Mas y Urkullu han vuelto a dar el taute, con su acostumbrado plantón, en esta ocasión secundado por la presidenta de Navarra. Esa ausencia destila ninguneo a aquello que les brinda un status aventajado, sin el cual no podrían 'ser el Estado' en sus respectivos territorios. ¿Tanto desprecian a ese otro cincuenta por ciento de ciudadanos -a los que también representan- que sí se sienten españoles y, como tales, quisieran verlos en el estrado de presidentes?

La alcaldesa de Barcelona no se ha privado de dar un respingo contra el desfile y la celebración, al grito de 'vergüenza de Estado aquel que celebra un genocidio'. Emerge, en este caso, el carcajeo de los que se malician que la corregidora no ha debido de estudiar lo suficiente para poder valorar la gesta española en América.

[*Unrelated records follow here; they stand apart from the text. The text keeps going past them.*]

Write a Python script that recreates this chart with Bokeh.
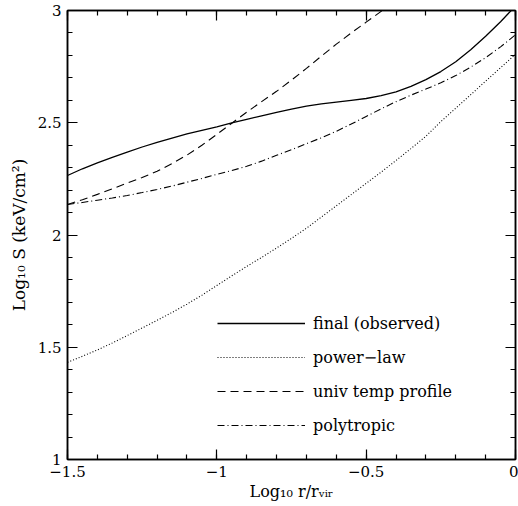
from bokeh.plotting import figure
from bokeh.models import (Range1d, LinearAxis, SingleIntervalTicker,
                          CustomJSTickFormatter, Legend, LegendItem)
from bokeh.embed import file_html
from bokeh.resources import INLINE

# ---- data ----
log_r = [-1.5, -1.45, -1.4, -1.35, -1.3, -1.25, -1.2, -1.15, -1.1, -1.05,
         -1.0, -0.95, -0.9, -0.85, -0.8, -0.75, -0.7, -0.65, -0.6, -0.55,
         -0.5, -0.45, -0.4, -0.35, -0.3, -0.25, -0.2, -0.15, -0.1, -0.05, 0.0]
s_final = [2.265, 2.295, 2.321, 2.346, 2.369, 2.392, 2.413, 2.432, 2.450, 2.466,
           2.482, 2.499, 2.515, 2.531, 2.546, 2.561, 2.574, 2.584, 2.592, 2.600,
           2.608, 2.621, 2.638, 2.662, 2.692, 2.728, 2.772, 2.825, 2.885, 2.950, 3.020]
s_powerlaw = [1.433, 1.460, 1.488, 1.519, 1.552, 1.586, 1.620, 1.655, 1.692, 1.732,
              1.775, 1.818, 1.860, 1.900, 1.942, 1.985, 2.030, 2.080, 2.130, 2.180,
              2.230, 2.280, 2.332, 2.385, 2.440, 2.505, 2.565, 2.625, 2.685, 2.745, 2.805]
log_r_univ = [-1.5, -1.45, -1.4, -1.35, -1.3, -1.25, -1.2, -1.15, -1.1, -1.05,
              -1.0, -0.95, -0.9, -0.85, -0.8, -0.75, -0.7, -0.65, -0.6, -0.55,
              -0.5, -0.45, -0.4]
s_univ = [2.136, 2.157, 2.181, 2.206, 2.231, 2.256, 2.284, 2.318, 2.356, 2.400,
          2.448, 2.498, 2.547, 2.594, 2.640, 2.690, 2.742, 2.797, 2.850, 2.900,
          2.948, 2.996, 3.044]
s_poly = [2.136, 2.145, 2.155, 2.165, 2.176, 2.189, 2.203, 2.218, 2.235, 2.252,
          2.270, 2.287, 2.306, 2.329, 2.355, 2.380, 2.407, 2.433, 2.462, 2.494,
          2.528, 2.562, 2.594, 2.623, 2.650, 2.678, 2.710, 2.748, 2.790, 2.838, 2.892]

labels = ["final (observed)", "power\u2212law", "univ temp profile", "polytropic"]

FONT = "DejaVu Serif"

p = figure(width=518, height=506, output_backend="svg", toolbar_location=None,
           x_range=Range1d(-1.5, 0), y_range=Range1d(1, 3),
           min_border_left=67, min_border_right=3, min_border_top=10,
           min_border_bottom=47, x_axis_location=None, y_axis_location=None)
p.grid.visible = False
p.outline_line_color = "black"
p.outline_line_width = 1.5
p.background_fill_color = "white"
p.border_fill_color = "white"

fmt = CustomJSTickFormatter(code="return tick.toString().replace('-', '\u2212');")
empty = CustomJSTickFormatter(code="return '';")

def make_axis(labelled, label=None, label_size="15px", label_standoff=6):
    ax = LinearAxis(ticker=SingleIntervalTicker(interval=0.5, num_minor_ticks=5))
    ax.major_tick_in = 10
    ax.major_tick_out = 0
    ax.minor_tick_in = 5
    ax.minor_tick_out = 0
    ax.axis_line_color = "black"
    ax.axis_line_width = 1.5
    ax.major_tick_line_width = 1.2
    ax.minor_tick_line_width = 1.2
    if labelled:
        ax.formatter = fmt
        ax.major_label_text_font = FONT
        ax.major_label_text_font_size = "15px"
        ax.major_label_text_color = "black"
        ax.major_label_standoff = 6
        ax.axis_label = label
        ax.axis_label_text_font = FONT
        ax.axis_label_text_font_size = label_size
        ax.axis_label_text_font_style = "normal"
        ax.axis_label_text_color = "black"
        ax.axis_label_standoff = label_standoff
    else:
        ax.formatter = empty
        ax.major_label_text_font_size = "0px"
        ax.major_label_standoff = 0
    return ax

p.add_layout(make_axis(True, "Log\u2081\u2080 r/r\u1d65\u1d62\u1d63", "16px", 2), "below")
p.add_layout(make_axis(True, "Log\u2081\u2080 S (keV/cm\u00b2)", "17px", 6), "left")
p.add_layout(make_axis(False), "above")
p.add_layout(make_axis(False), "right")

r1 = p.line(log_r, s_final, line_color="black", line_width=1.3)
r2 = p.line(log_r, s_powerlaw, line_color="black", line_width=1.1, line_dash="1 2")
r3 = p.line(log_r_univ, s_univ, line_color="black", line_width=1.1, line_dash="8 5")
r4 = p.line(log_r, s_poly, line_color="black", line_width=1.1, line_dash="7 3 1 3")

legend = Legend(items=[LegendItem(label=l, renderers=[r]) for l, r in zip(labels, [r1, r2, r3, r4])],
                location=(150, 24), orientation="vertical",
                glyph_width=88, glyph_height=20, label_height=20, spacing=14,
                label_standoff=8, padding=0, margin=0,
                border_line_alpha=0, background_fill_alpha=0,
                label_text_font=FONT, label_text_font_size="16px",
                label_text_baseline="alphabetic",
                label_text_color="black")
p.add_layout(legend)

open("out.html", "w").write(file_html(p, INLINE))
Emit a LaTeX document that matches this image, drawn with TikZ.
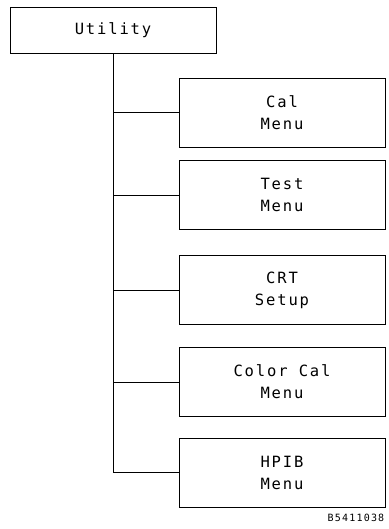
\documentclass[tikz,border=0pt]{standalone}
\usepackage{fontspec}
\newfontfamily\plotfont[LetterSpace=12]{DejaVu Sans Mono}
\usetikzlibrary{positioning}

\begin{document}
\begin{tikzpicture}[x=1pt, y=-1pt, line width=0.8pt,
    every node/.style={font=\plotfont\fontsize{15.5}{22}\selectfont},
    menubox/.style={draw, minimum width=206pt, minimum height=69pt,
      align=center}]
    \useasboundingbox (0,0) rectangle (388,529);
    \node[draw, minimum width=206pt, minimum height=46pt] (util) at (113, 30) {Utility};
    \node[menubox] (cal) at (282, 112.5) {Cal\\Menu};
    \node[menubox] (test) at (282, 195) {Test\\Menu};
    \node[menubox] (crt) at (282, 290) {CRT\\Setup};
    \node[menubox] (ccal) at (282, 382) {Color Cal\\Menu};
    \node[menubox] (hpib) at (282, 472.5) {HPIB\\Menu};
    \draw (util.south) |- (hpib.west);
    \foreach \m in {cal, test, crt, ccal}
      \draw (util.south) |- (\m.west);
    \node[anchor=east, font=\plotfont\fontsize{10}{11}\selectfont] (fig) at (388, 518) {B5411038};
  \end{tikzpicture}
\end{document}
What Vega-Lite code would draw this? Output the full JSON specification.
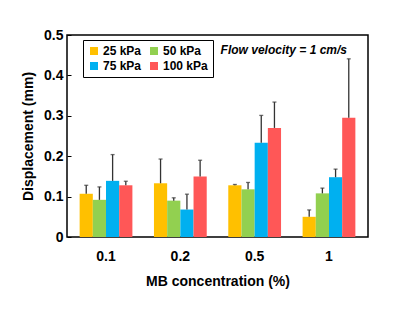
{
  "$schema": "https://vega.github.io/schema/vega-lite/v6.json",
  "width": 301,
  "height": 202,
  "autosize": {"type": "none"},
  "padding": {"left": 67, "top": 35, "right": 32, "bottom": 74},
  "background": "white",
  "title": {
    "text": "Flow velocity = 1 cm/s",
    "anchor": "end",
    "orient": "top",
    "frame": "group",
    "offset": -38,
    "dx": -21,
    "baseline": "alphabetic",
    "font": "Liberation Sans",
    "fontSize": 12,
    "fontWeight": "bold",
    "fontStyle": "italic",
    "color": "black"
  },
  "config": {
    "font": "Liberation Sans",
    "view": {"stroke": "black", "strokeWidth": 1.5},
    "axis": {
      "labelFont": "Liberation Sans",
      "titleFont": "Liberation Sans",
      "labelFontSize": 14,
      "titleFontSize": 14,
      "labelFontWeight": "bold",
      "titleFontWeight": "bold",
      "labelColor": "black",
      "titleColor": "black",
      "grid": false,
      "domain": false
    }
  },
  "data": {
    "values": [
      {"conc": "0.1", "kPa": "25 kPa", "value": 0.107, "upper": 0.128},
      {"conc": "0.1", "kPa": "50 kPa", "value": 0.092, "upper": 0.124},
      {"conc": "0.1", "kPa": "75 kPa", "value": 0.139, "upper": 0.204},
      {"conc": "0.1", "kPa": "100 kPa", "value": 0.128, "upper": 0.138},
      {"conc": "0.2", "kPa": "25 kPa", "value": 0.133, "upper": 0.193},
      {"conc": "0.2", "kPa": "50 kPa", "value": 0.090, "upper": 0.097},
      {"conc": "0.2", "kPa": "75 kPa", "value": 0.068, "upper": 0.106},
      {"conc": "0.2", "kPa": "100 kPa", "value": 0.150, "upper": 0.190},
      {"conc": "0.5", "kPa": "25 kPa", "value": 0.128, "upper": 0.130},
      {"conc": "0.5", "kPa": "50 kPa", "value": 0.118, "upper": 0.135},
      {"conc": "0.5", "kPa": "75 kPa", "value": 0.233, "upper": 0.301},
      {"conc": "0.5", "kPa": "100 kPa", "value": 0.270, "upper": 0.334},
      {"conc": "1", "kPa": "25 kPa", "value": 0.050, "upper": 0.067},
      {"conc": "1", "kPa": "50 kPa", "value": 0.108, "upper": 0.121},
      {"conc": "1", "kPa": "75 kPa", "value": 0.148, "upper": 0.168},
      {"conc": "1", "kPa": "100 kPa", "value": 0.295, "upper": 0.441}
    ]
  },
  "encoding": {
    "x": {
      "field": "conc",
      "type": "nominal",
      "sort": ["0.1", "0.2", "0.5", "1"],
      "scale": {"paddingInner": 0.29, "paddingOuter": 0.17},
      "axis": {"labelAngle": 0, "ticks": false, "labelPadding": 12, "titlePadding": 11, "title": "MB concentration (%)"}
    },
    "xOffset": {
      "field": "kPa",
      "type": "nominal",
      "sort": ["25 kPa", "50 kPa", "75 kPa", "100 kPa"],
      "scale": {"paddingInner": 0, "paddingOuter": 0}
    }
  },
  "layer": [
    {
      "mark": {"type": "bar"},
      "encoding": {
        "y": {
          "field": "value",
          "type": "quantitative",
          "scale": {"domain": [0, 0.5], "nice": false},
          "axis": {"values": [0, 0.1, 0.2, 0.3, 0.4, 0.5], "format": ".1~f", "tickSize": -4, "tickColor": "black", "tickWidth": 1, "labelPadding": 8, "titlePadding": 8, "title": "Displacement (mm)"}
        },
        "color": {
          "field": "kPa",
          "type": "nominal",
          "scale": {"domain": ["25 kPa", "75 kPa", "50 kPa", "100 kPa"], "range": ["#FFC000", "#00B0F0", "#92D050", "#FF5757"]},
          "legend": {
            "orient": "none",
            "legendX": 16,
            "legendY": 5,
            "title": null,
            "columns": 2,
            "columnPadding": 6,
            "rowPadding": 3,
            "padding": 5,
            "strokeColor": "black",
            "symbolType": "square",
            "symbolSize": 64,
            "symbolStrokeWidth": 0,
            "symbolOpacity": 1,
            "labelFont": "Liberation Sans",
            "labelFontSize": 12,
            "labelFontWeight": "bold",
            "labelColor": "black",
            "labelOffset": 3
          }
        }
      }
    },
    {
      "mark": {"type": "rule", "color": "#333333", "strokeWidth": 1.3},
      "encoding": {
        "y": {"field": "value", "type": "quantitative"},
        "y2": {"field": "upper"}
      }
    },
    {
      "mark": {"type": "tick", "color": "#333333", "thickness": 1.3, "size": 4},
      "encoding": {
        "y": {"field": "upper", "type": "quantitative"}
      }
    }
  ]
}
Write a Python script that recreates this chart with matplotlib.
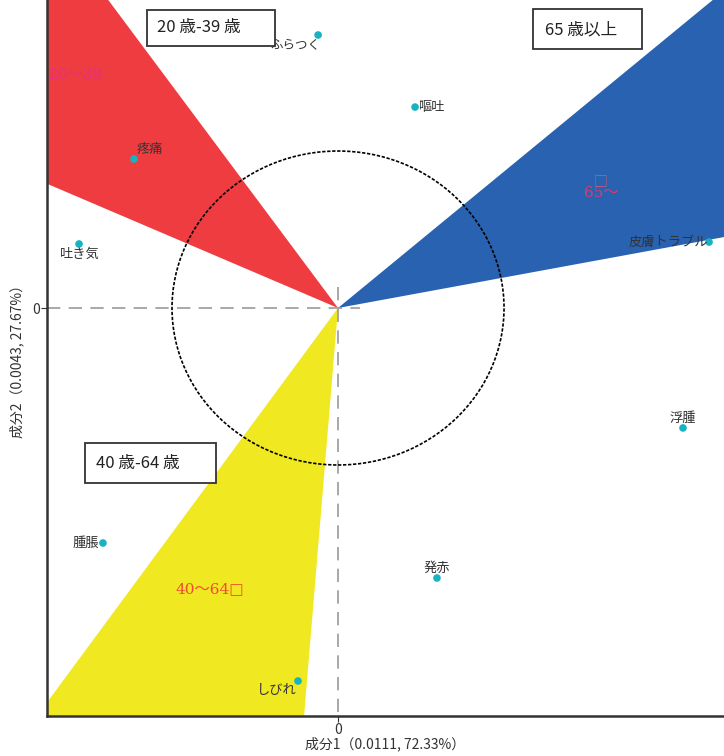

También el secretario general de un partido que -en sus palabras- aspira a gobernar, se ha zafado del desfile y recepción, a los que estaba invitado, con un pretexto incomprensible: "soy más útil en la defensa de los derechos sociales". Es decir, el método Ollendorff aplicado al protocolo de la urbanidad y la buena educación.

'Nada que celebrar'. Este es el último hashtag de los que antes de ayer pitaban el himno nacional, el mes pasado quemaban la bandera y casi todos los días insultan al rey y al presidente del Gobierno, al clamor de que ni se sienten españoles ni quieren serlo ¡Y son ellos quienes pretenden dictar la fatwa de lo que debemos o no debemos celebrar!

Algunos impacientes criticaron al rey cuando no se fue del Camp Nou, ante los pitos al himno. Entonces, el jefe del Estado apretó los dientes y mantuvo el tipo frente a quienes no pierden ocasión de manifestar su desprecio a España. Acertó quedándose y no ‘dándoles por el palo del gusto’. Porque, sin duda, lo más sencillo para él hubiera sido marcharse, pero entonces habría cometido un error.

En Neptuno, junto al monarca, estaban el Gobierno en pleno y los presidentes de las autoridades del Estado. De nuevo, ha podido sentir, desde la parte trasera del Rolls Royce negro -siempre las medidas de seguridad- el calor de quienes reconocen apuros y virtudes.

Cuando finalizó el desfile, el escenario se trasladó a los salones de Palacio, mientras en la Castellana aún resonaban los compases de esa música triste, que inmortaliza a los caídos. Como para andar con burlas a cuenta de la fiesta nacional.